Stephenson’s activism helped pave the way for the Race Relations Act 1965.
In the 1970s Stephenson became a friend of Muhammad Ali, setting up the Muhammad Ali Sports Development Association which encouraged children of colour to participate in forms of sport they were underrepresented in, such as tennis or angling.
In the 1970s and 1980s Stephenson worked at the Commission for Racial Equality and the Press Council, with a focus on diversifying the British media, and non-racist reporting on ethnic minorities.
Today, he is the Freeman of the City of Bristol, and received an OBE in 2009.
Doreen Lawrence, Baroness Lawrence of Clarendon, OBE (24 October 1952 – present)
Doreen Lawrence is a campaigner.
She was born in Jamaica in 1952, and arrived in the UK at the age of nine.
Lawrence entered public life following the racist murder of her son, Stephen Lawrence, in 1993.
She began campaigning, claiming that the police were not conducting the investigation into his death properly due to racism and negligence.
Lawrence founded a charity in memory of her son – the Stephen Lawrence Charitable Trust – in 1998, which campaigns against inequality in all its forms.

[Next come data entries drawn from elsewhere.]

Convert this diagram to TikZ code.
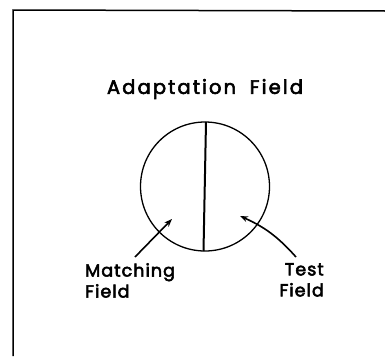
\documentclass[tikz,border=0pt]{standalone}
\usepackage{fontspec}
\newfontfamily\lettering[LetterSpace=11, FakeBold=3]{Poppins}
\newfontfamily\smalllettering[LetterSpace=6, FakeBold=3]{Poppins}
\usetikzlibrary{arrows.meta, positioning}

\begin{document}
\begin{tikzpicture}[
    x=1pt, y=-1pt,
    frame/.style={line width=1.5pt},
    title/.style={font=\lettering\fontsize{19.5}{22}\selectfont, inner sep=0pt},
    label/.style={font=\smalllettering\fontsize{17.5}{21}\selectfont, inner sep=0pt, align=left},
    divider/.style={line width=2pt},
    pointer/.style={-{Stealth[length=8pt,width=6pt]}, line width=1.6pt},
]
    \useasboundingbox (0,0) rectangle (385,359);
    \draw[frame] (13,356) -- (13,10) -- (385,11);

    \node[title] (head) at (205,89) {Adaptation\hspace{0.7em}Field};

    \draw[line width=1.3pt] (205,186.5) circle[radius=64.5];
    \coordinate (top) at (206,122);
    \coordinate (bot) at (203.5,251);
    \draw[divider] (top) -- (bot);

    \node[label, anchor=north west] (match) at (85,263) {Matching\\Field};
    \node[label, anchor=north east, align=right] (test) at (324,263) {Test\\Field};

    \coordinate (mstart) at (135,257);
    \coordinate (mtip) at (172,219);
    \coordinate (tstart) at (296,257);
    \coordinate (ttip) at (240,216);
    \draw[pointer] (mstart) -- (mtip);
    \draw[pointer] (tstart) to[bend right=12] (ttip);
\end{tikzpicture}
\end{document}
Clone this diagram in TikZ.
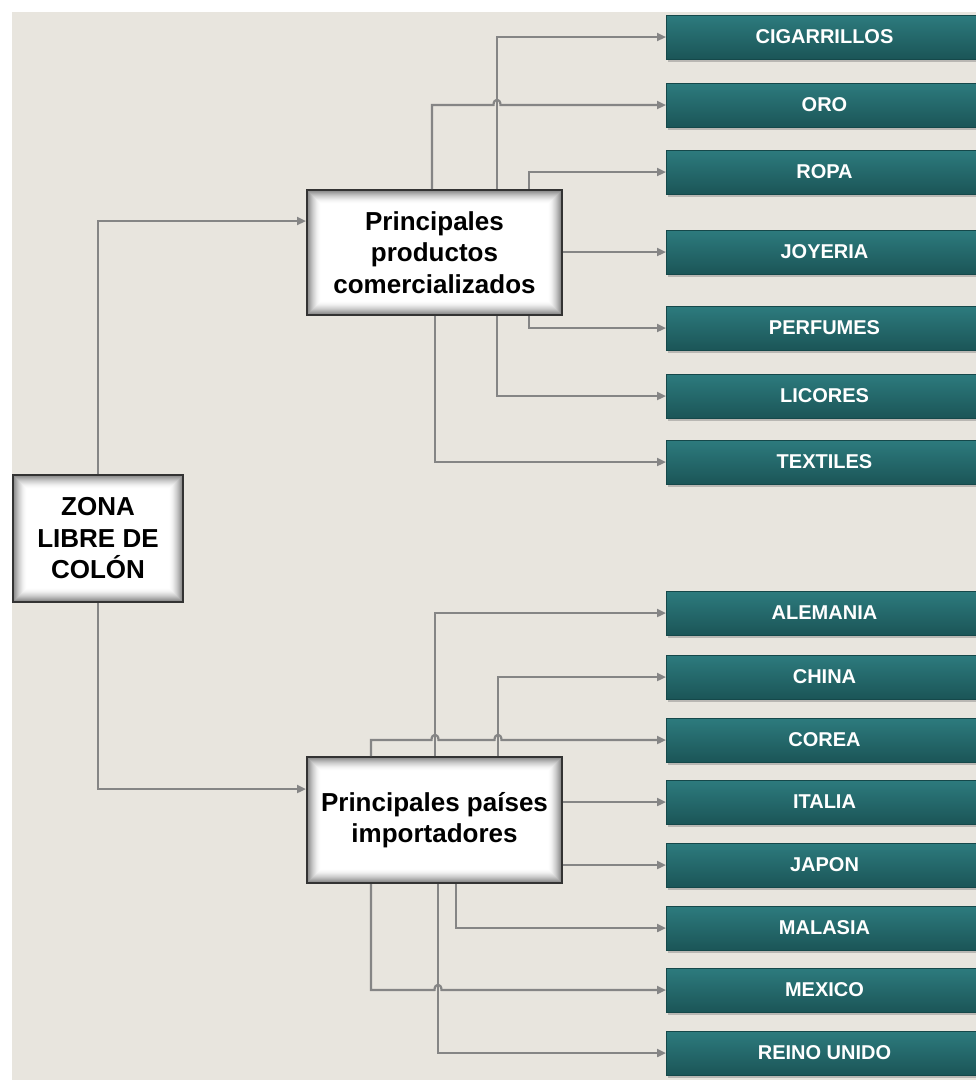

In 1999, the circumstances around Lawrence’s death were investigated after a judicial inquiry was established by the then home secretary, Jack Straw.
The inquiry was chaired by Sir William MacPherson. His findings were published in the landmark MacPherson Report, which found that there was “institutional racism” in the Metropolitan Police. The publication served as a watershed moment when it came to racism in policing in the UK.
In 2013, Lawrence was made a life peer in the House of Lords, becoming Baroness Lawrence of Clarendon. She is a member of both the council and board of human rights group Liberty, and is a patron of the hate crime charity Stop Hate UK. She also sits on panels within the Home Office and police service.
On 24 April 2020, Lawrence was appointed as Race Relations Advisor to the Labour Party.
Diane Julie Abbott (27 September 1953 – present)
Diane Abbott is a British politician.
She was born in London to a British Jamaican family in 1953.
The daughter of a nurse and a welder, Abbott studied History at the University of Cambridge before joining the Home Office in 1976 as a civil servant.
After the Home Office, she become a Race Relations Officer at the National Council for Civil Liberties in 1978.
In 1982 she was elected to the Westminster City Council, and in 1987 she was elected as a Member of Parliament for Hackney North and Stoke Newington – making her the first Black woman MP to sit in the House of Commons.
She entered the House of Commons when there were no sitting Black MPs.
Abbott has been a staunch advocate for the rights of Black people in the UK, and has supported abortion rights.
She has criticised the government’s involvement in Saudi Arabia, and has been a fearless advocate on justice for the victims of the Windrush Scandal.
Patricia Scotland, Baroness Scotland of Asthal (19 August 1955 – present)
Baroness Patricia Scotland is a lawyer and politician.
Scotland was born in Dominica, with her family emigrating to the UK in 1957 when she was two years old.
She read law at the University of London, and was called to the bar in the Middle Temple in 1977, and called to the Dominican bar in 1978.
She became the first Black woman to be appointed to the Queen’s Counsel in 1991, and founded 1 Gray’s Inn Square barristers chambers.
In 1994, she was named Millennium Commissioner, and was a member of the Commission for Racial Equality.
In 1997, she was elected as Bencher of the Middle Temple, became a judge in 1999, and was raised to the Privy Council in 2001.
She has a life peerage on a Labour Party list of working peers, and was created Baroness Scotland of Asthal in 1997.
In June 2007, she was appointed Attorney General by Prime Minister Gordon Brown – and was the first woman to hold the office since its foundation in 1315.
Scotland has received an honorary degree from the University of Westminster for services to law, government, social justice, and international affairs.
Scotland was elected as Secretary-General of the Commonwealth Nations in 2015, and is the first woman to hold the post.